In the end, specifying a bucket comes down to a simple question: What is the cost of this machine not working? If the answer is high, then the investment in a properly sourced, application-correct bucket, whether through official OEM channels or a trusted technical supplier, is just insurance. The bucket is the part that does the work. Everything else on the excavator just exists to move it.

Looking Beyond the Iron

The conversation around attachments like the Komatsu bucket is shifting. It's not just about brute strength anymore. Efficiency metrics are becoming crucial. A bucket with a better fill factor (how full it gets per pass) directly reduces cycle times and fuel burn. Some of the newer designs focus on that—optimizing the curve to let material flow in more easily and stay in during the swing. This is where the OEM's R&D has value; they're testing these shapes in simulations and real dirt.

For a company operating as a third-party supplier within this sphere, the challenge is to keep pace with these design evolutions, not just replicate old patterns. It's about providing solutions that address the core need: productivity. When I look at a supplier's offering now, I'm looking for evidence of that understanding. Do they offer different profiles? Can they explain why one shape is better for clay versus gravel?

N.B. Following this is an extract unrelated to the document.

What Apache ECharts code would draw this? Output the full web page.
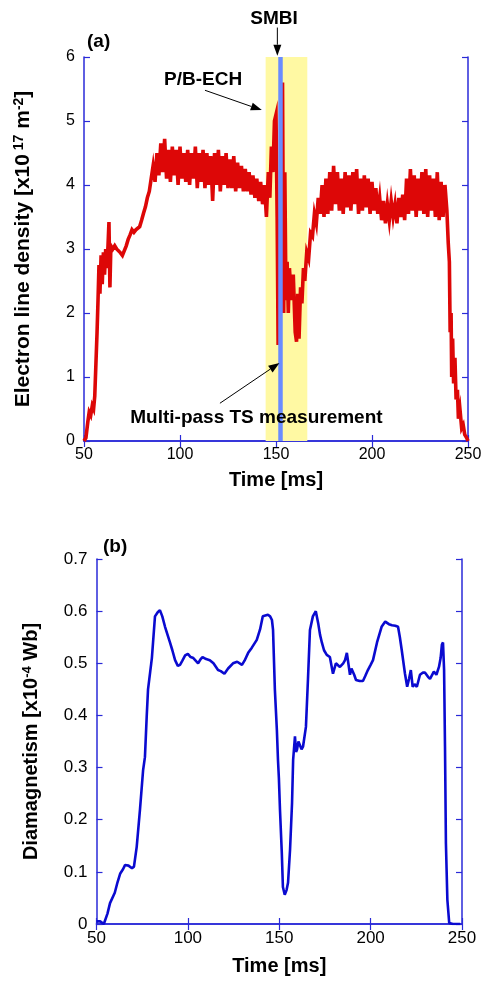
<!DOCTYPE html>
<html>
<head>
<meta charset="utf-8">
<script src="https://cdn.jsdelivr.net/npm/echarts@6/dist/echarts.min.js"></script>
<style>
  html, body { margin: 0; padding: 0; background: #fff; }
  #chart { width: 485px; height: 981px; }
</style>
</head>
<body>
<div id="chart"></div>
<script>
// (a) electron line density, x10^17 m^-2
const redTime = [
  50, 51, 52, 52.7, 53.5, 54.3, 55, 55.6, 56.2, 56.8, 57.3, 57.8, 58.3, 58.9, 59.5, 60.1, 60.7, 61.3, 61.9, 62.5,
  63, 63.5, 64, 65, 66, 67, 68, 69, 70, 71, 72, 73, 74, 75, 76, 77, 78, 79, 80, 81,
  82, 83, 84, 85, 86, 87, 88, 89, 90, 91, 92, 93, 94, 95, 96, 97, 98, 99, 100, 101,
  102, 103, 104, 105, 106, 107, 108, 109, 110, 111, 112, 113, 114, 115, 116, 117, 118, 119, 120, 121,
  122, 123, 124, 125, 126, 127, 128, 129, 130, 131, 132, 133, 134, 135, 136, 137, 138, 139, 140, 141,
  142, 143, 144, 145, 146, 146.8, 147.6, 148.4, 149.2, 150, 150.6, 151.1, 152.3, 153.4, 154, 154.6, 155.2, 155.8, 156.4, 157,
  158, 159, 160, 160.7, 161.3, 162, 162.8, 163.5, 164.3, 165, 166, 167, 168, 169, 170, 171, 172, 173, 174, 175,
  176, 177, 178, 179, 180, 181, 182, 183, 184, 185, 186, 187, 188, 189, 190, 191, 192, 193, 194, 195,
  196, 197, 198, 199, 200, 201, 202, 203, 204, 205, 206, 207, 208, 209, 210, 211, 212, 213, 214, 215,
  216, 217, 218, 219, 220, 221, 222, 223, 224, 225, 226, 227, 228, 229, 230, 231, 232, 233, 234, 235,
  236, 237, 238, 239, 239.7, 240.3, 240.7, 241.2, 241.5, 242, 242.5, 243.2, 243.8, 244.5, 245, 245.8, 246.7, 247.5, 248.3, 249.3,
  250
];
const redDensity = [
  0, 0.05, 0.3, 0.45, 0.4, 0.55, 0.5, 0.7, 1.2, 1.7, 2.2, 2.75, 2.3, 2.9, 2.45, 2.95, 2.6, 3.0, 2.7, 3.05,
  3.42, 2.4, 3.05, 3.0, 3.05, 3.0, 2.98, 2.94, 2.9, 2.92, 3.05, 3.15, 3.22, 3.3, 3.26, 3.3, 3.27, 3.35, 3.45, 3.56,
  3.66, 3.8, 3.9, 4.1, 4.3, 4.05, 4.5, 4.15, 4.65, 4.2, 4.72, 4.1, 4.55, 4.05, 4.6, 4.15, 4.55, 4.0, 4.6, 4.1,
  4.5, 4.05, 4.55, 4.0, 4.5, 4.1, 4.6, 3.95, 4.5, 4.05, 4.55, 3.95, 4.5, 4.0, 4.45, 3.75, 4.5, 4.0, 4.55, 3.9,
  4.45, 4.0, 4.5, 3.95, 4.4, 3.95, 4.45, 3.9, 4.35, 3.95, 4.3, 3.9, 4.25, 3.9, 4.2, 3.85, 4.15, 3.8, 4.1, 3.75,
  4.05, 3.7, 4.0, 3.5, 4.2, 3.8, 4.6, 4.2, 5.0, 5.1, 3.5, 1.5, 3.0, 5.6, 2.0, 4.2, 2.2, 2.8, 2.0, 2.7,
  2.2, 2.6, 1.7, 1.55, 2.3, 1.6, 2.4, 2.15, 2.7, 2.5, 2.95, 2.85, 3.25, 3.2, 3.55, 3.4, 3.8, 3.55, 4.0, 3.5,
  4.1, 3.55, 4.2, 3.6, 4.3, 3.7, 4.2, 3.6, 4.1, 3.55, 4.2, 3.65, 4.15, 3.6, 4.2, 3.7, 4.25, 3.55, 4.1, 3.6,
  4.15, 3.65, 4.1, 3.55, 4.05, 3.6, 3.95, 3.55, 3.8, 3.45, 3.75, 3.4, 3.7, 3.45, 3.75, 3.5, 3.7, 3.4, 3.8, 3.5,
  3.85, 3.45, 4.1, 3.55, 4.25, 3.6, 4.15, 3.5, 4.1, 3.6, 4.2, 3.55, 4.25, 3.5, 4.15, 3.6, 4.1, 3.5, 4.2, 3.45,
  4.05, 3.5, 4.0, 3.6, 3.1, 2.8, 1.7, 2.0, 1.0, 1.6, 0.9, 1.3, 0.65, 0.8, 0.35, 0.5, 0.2, 0.25, 0.1, 0.05,
  0
];

// (b) diamagnetism, x10^-4 Wb
const blueTime = [
  50, 52, 54, 54.6, 56, 57.4, 60, 61.5, 63, 64.5, 65.6, 67.5, 69.4, 70.5, 72, 73.8, 75.5, 76.5, 77.5, 78.2,
  80.3, 82, 83.5, 84.7, 86, 87.5, 90.2, 91.5, 93, 94.5, 95.7, 97, 98.5, 100, 101.5, 103, 105.6, 107, 108, 110,
  112, 114, 116.5, 118, 120, 122, 124.7, 127, 129.6, 131, 133, 135, 137.7, 139.5, 141, 143.8, 145, 146, 146.6, 147.6,
  148.7, 149.3, 149.8, 150.4, 151.4, 152, 153, 154, 154.8, 155.9, 157, 157.6, 158.6, 159.2, 159.7, 160.5, 161.4, 162.2, 163, 164.6,
  165.7, 166.8, 168.4, 170, 171.3, 172.3, 173.3, 174.5, 176, 177.7, 179.4, 181, 183.2, 185, 186, 187, 188.7, 189.5, 191, 192,
  194, 195.8, 197, 198.5, 200, 201.3, 203.5, 206, 208, 209, 210, 211.7, 213.5, 215, 216, 217, 218.8, 220, 221, 222,
  223, 224, 225.3, 227, 228.5, 229.8, 231.4, 232.5, 233.5, 234.6, 236, 237.4, 238.3, 239, 239.6, 240.2, 240.7, 241.2, 242, 243,
  245, 249
];
const blueDia = [
  0.005, 0.005, 0.0, 0.0, 0.02, 0.04, 0.06, 0.08, 0.097, 0.105, 0.113, 0.112, 0.107, 0.11, 0.148, 0.22, 0.295, 0.32, 0.4, 0.45,
  0.51, 0.59, 0.598, 0.602, 0.59, 0.57, 0.54, 0.525, 0.506, 0.495, 0.497, 0.505, 0.515, 0.518, 0.512, 0.51, 0.5, 0.508, 0.512, 0.508,
  0.506, 0.5, 0.487, 0.485, 0.48, 0.49, 0.5, 0.503, 0.497, 0.505, 0.52, 0.53, 0.545, 0.565, 0.59, 0.593, 0.59, 0.583, 0.564, 0.45,
  0.372, 0.315, 0.28, 0.219, 0.136, 0.071, 0.056, 0.065, 0.079, 0.142, 0.232, 0.315, 0.36, 0.33, 0.334, 0.35, 0.347, 0.335, 0.34, 0.378,
  0.468, 0.564, 0.59, 0.6, 0.577, 0.555, 0.54, 0.525, 0.516, 0.512, 0.48, 0.5, 0.493, 0.5, 0.506, 0.52, 0.478, 0.49, 0.478, 0.468,
  0.466, 0.466, 0.475, 0.487, 0.497, 0.506, 0.54, 0.57, 0.58, 0.581, 0.575, 0.573, 0.572, 0.57, 0.55, 0.526, 0.48, 0.455, 0.47, 0.487,
  0.455, 0.46, 0.455, 0.478, 0.482, 0.482, 0.474, 0.47, 0.468, 0.484, 0.478, 0.493, 0.51, 0.536, 0.54, 0.487, 0.34, 0.155, 0.046, 0.002,
  0, 0
];

const echBand = [144.6, 166.3];   // shaded P/B-ECH window
const tsTime = 152.3;             // Multi-pass TS measurement
const xTicks = {min: 50, max: 250, interval: 50};

// annotations in data coordinates of panel (a): [text, textPos, arrowFrom, arrowTo]
const notes = [
  ['SMBI', [149, 6.59], [150.7, 6.46], [150.7, 6.02]],
  ['P/B-ECH', [112, 5.65], [113, 5.48], [142.6, 5.17]],
  ['Multi-pass TS measurement', [139.8, 0.36], [120.8, 0.59], [151.8, 1.22]]
];

const FONT = '"Liberation Sans", Arial, sans-serif';
const AXIS_BLUE = '#2a2ad8';

const chart = echarts.init(document.getElementById('chart'), null, {renderer: 'canvas'});

function zip(a, b) { return a.map((v, i) => [v, b[i]]); }

function xAxisPair(grid, fs, name, gap) {
  return [
    {
      gridIndex: grid, type: 'value', position: 'bottom',
      min: xTicks.min, max: xTicks.max, interval: xTicks.interval,
      name: name, nameLocation: 'middle', nameGap: gap,
      nameTextStyle: {fontFamily: FONT, fontWeight: 'bold', fontSize: 20, color: '#000'},
      axisLine: {lineStyle: {color: AXIS_BLUE, width: 1.5}},
      axisTick: {inside: true, length: 6, lineStyle: {color: AXIS_BLUE, width: 1.2}},
      axisLabel: {fontFamily: FONT, fontSize: fs, color: '#000', margin: 6},
      splitLine: {show: false}
    },
    {
      gridIndex: grid, type: 'value', position: 'top',
      min: xTicks.min, max: xTicks.max, interval: xTicks.interval,
      axisLine: {lineStyle: {color: AXIS_BLUE, width: 1.5}},
      axisTick: {inside: true, length: 6, lineStyle: {color: AXIS_BLUE, width: 1.2}},
      axisLabel: {show: false},
      splitLine: {show: false}
    }
  ];
}

function yAxisPair(grid, max, interval, fs, name, gap, sup) {
  return [
    {
      gridIndex: grid, type: 'value', position: 'left',
      min: 0, max: max, interval: interval,
      name: name, nameLocation: 'middle', nameGap: gap, nameRotate: 90,
      nameTextStyle: {
        fontFamily: FONT, fontWeight: 'bold', fontSize: sup.main, color: '#000',
        rich: {sup: {fontFamily: FONT, fontWeight: 'bold', fontSize: sup.small, color: '#000', verticalAlign: 'top', padding: [0, 0, sup.lift, 0]}}
      },
      axisLine: {lineStyle: {color: AXIS_BLUE, width: 1.5}},
      axisTick: {inside: true, length: 6, lineStyle: {color: AXIS_BLUE, width: 1.2}},
      axisLabel: {fontFamily: FONT, fontSize: fs, color: '#000', margin: 9},
      splitLine: {show: false}
    },
    {
      gridIndex: grid, type: 'value', position: 'right',
      min: 0, max: max, interval: interval,
      axisLine: {lineStyle: {color: AXIS_BLUE, width: 1.5}},
      axisTick: {inside: true, length: 6, lineStyle: {color: AXIS_BLUE, width: 1.2}},
      axisLabel: {show: false},
      splitLine: {show: false}
    }
  ];
}

const option = {
  animation: false,
  backgroundColor: '#fff',
  grid: [
    {left: 84, right: 17, top: 57, height: 384},
    {left: 96.5, right: 23, top: 559, height: 365}
  ],
  xAxis: [].concat(xAxisPair(0, 16, 'Time [ms]', 29), xAxisPair(1, 17, 'Time [ms]', 32)),
  yAxis: [].concat(
    yAxisPair(0, 6, 1, 16, 'Electron line density [x10{sup| 17} m{sup|-2}]', 50, {main: 21, small: 14, lift: 8}),
    yAxisPair(1, 0.7, 0.1, 17, 'Diamagnetism [x10{sup|-4} Wb]', 55, {main: 20, small: 13, lift: 8})
  ),
  series: [
    {
      name: 'band', type: 'line', xAxisIndex: 0, yAxisIndex: 0, data: [], z: 1,
      markArea: {silent: true, itemStyle: {color: '#fff9a3'}, data: [[{xAxis: echBand[0]}, {xAxis: echBand[1]}]]}
    },
    {
      name: 'ne', type: 'line', xAxisIndex: 0, yAxisIndex: 0, z: 2,
      data: zip(redTime, redDensity), showSymbol: false, symbol: 'none',
      lineStyle: {color: '#dd0707', width: 3.6, join: 'miter'}
    },
    {
      name: 'ts', type: 'line', xAxisIndex: 0, yAxisIndex: 0, data: [], z: 3,
      markLine: {
        silent: true, symbol: ['none', 'none'], label: {show: false},
        lineStyle: {color: '#6a8cff', width: 4.5, type: 'solid'},
        data: [{xAxis: tsTime}]
      }
    },
    {
      name: 'dia', type: 'line', xAxisIndex: 2, yAxisIndex: 2, z: 2,
      data: zip(blueTime, blueDia), showSymbol: false, symbol: 'none',
      lineStyle: {color: '#0a0ad0', width: 2.6}
    }
  ]
};

chart.setOption(option);

// annotation texts and arrows placed from data coordinates
const graphics = [];
function px(p) { return chart.convertToPixel({gridIndex: 0}, p); }
notes.forEach(([label, at, from, to]) => {
  const c = px(at), a = px(from), b = px(to);
  graphics.push({type: 'text', z: 100, x: c[0], y: c[1], style: {
    text: label, fontFamily: FONT, fontWeight: 'bold', fontSize: 19, fill: '#000',
    align: 'center', verticalAlign: 'middle'}});
  const dx = b[0] - a[0], dy = b[1] - a[1], len = Math.hypot(dx, dy);
  const ux = dx / len, uy = dy / len, L = 11, W = 4;
  const bx = b[0] - ux * L, by = b[1] - uy * L;
  graphics.push({type: 'line', z: 100, shape: {x1: a[0], y1: a[1], x2: bx, y2: by}, style: {stroke: '#000', lineWidth: 1}});
  graphics.push({type: 'polygon', z: 100, shape: {points: [[b[0], b[1]], [bx - uy * W, by + ux * W], [bx + uy * W, by - ux * W]]}, style: {fill: '#000'}});
});
// panel labels
graphics.push({type: 'text', z: 100, left: 87, top: 32, style: {text: '(a)', fontFamily: FONT, fontWeight: 'bold', fontSize: 19, fill: '#000'}});
graphics.push({type: 'text', z: 100, left: 103, top: 537, style: {text: '(b)', fontFamily: FONT, fontWeight: 'bold', fontSize: 19, fill: '#000'}});

chart.setOption({graphic: graphics});
</script>
</body>
</html>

It circles back to the start. The bucket is the business end. Whether you source it directly from Komatsu, through their network, or from a specialized intermediary like the one mentioned, the decision must be technical first. The brand on the side matters less than the engineering in the steel. The goal is always the same: to move material reliably, efficiently, and without causing collateral damage to the machine it's attached to. Everything else is just noise.